Surf – 1. I am now afraid of Riptides. 2. I am afraid of sharks. 3. I don’t have very good balance. But again, if I looked like Sarah Connor…
Travel with a band – Not as a groupie. Not about sex. I just want to hit the road and follow a band for a summer because it sounds cool. At this point I would either pick The Avett Brothers, Ryan Adams, Greg Brown, or maybe the Dave Matthews Band but, I am sort of getting over them.
Drop out and live on a beach in Mexico – This sounds like a better idea than it actually is, I’m sure.
Find me a cool rider – Well, I won’t be finding any more men and I absolutely wouldn’t want my husband to start riding a motorcycle because they are super dangerous but, it’s sort of a remnant of a dream from teenage years; a result of watching too much Grease 2.
Participating in the World Poker Tour –Because it’s not that complicated of a game and because I think the announcers could give me a cool nickname and persona.
Hitting a home run – God, that must feel nice!
Being able to wear anything in public without a bra and have it look sexy not ugly – Long have I been jealous of girls who can do this.
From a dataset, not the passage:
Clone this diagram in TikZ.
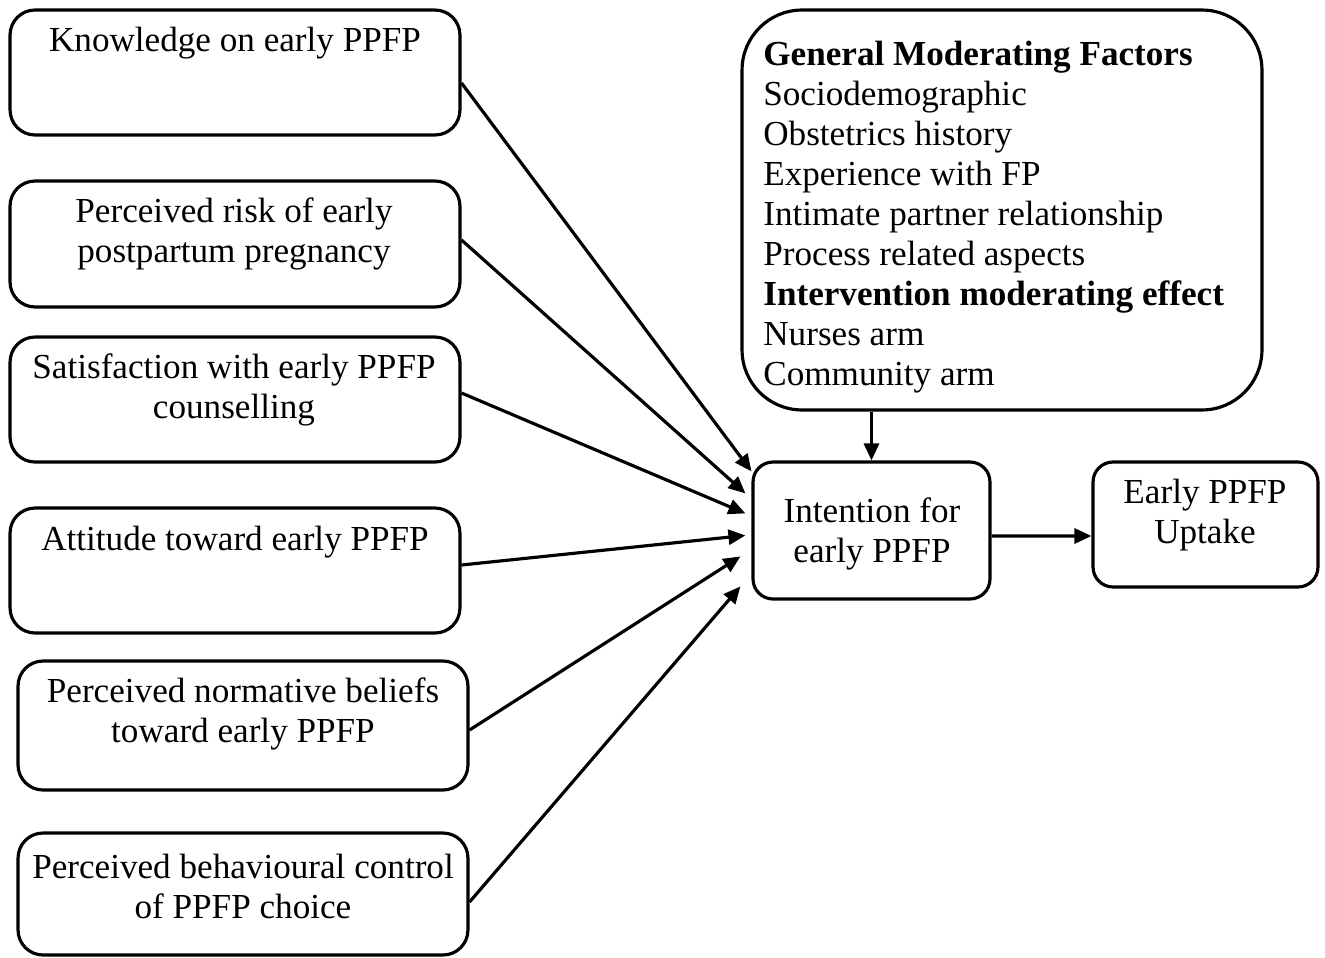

Blah. This is not a weight thing so I’m not sure going full out GI Jane would help me on this one. Only a boob job would fix this and I am not sure if I actually had ten grand that I would spend it on this.
Things I am still holding out hope for:
Ride a horse on the beach
– I should be able to do this. Again, a remnant of a childhood dream. Not sure what movie I saw this in but it seems like I have wanted to do this for as long as I can remember.
Write a hit song, or at least a song that gets recorded – This might require me actually sitting down with the guitar or at the piano on a regular basis. Right now I can’t seem to make the time for it.
Wearing my bathing suit in public and not being totally mortified – Potential New Year’s resolution? I would love to take the kids to a water park.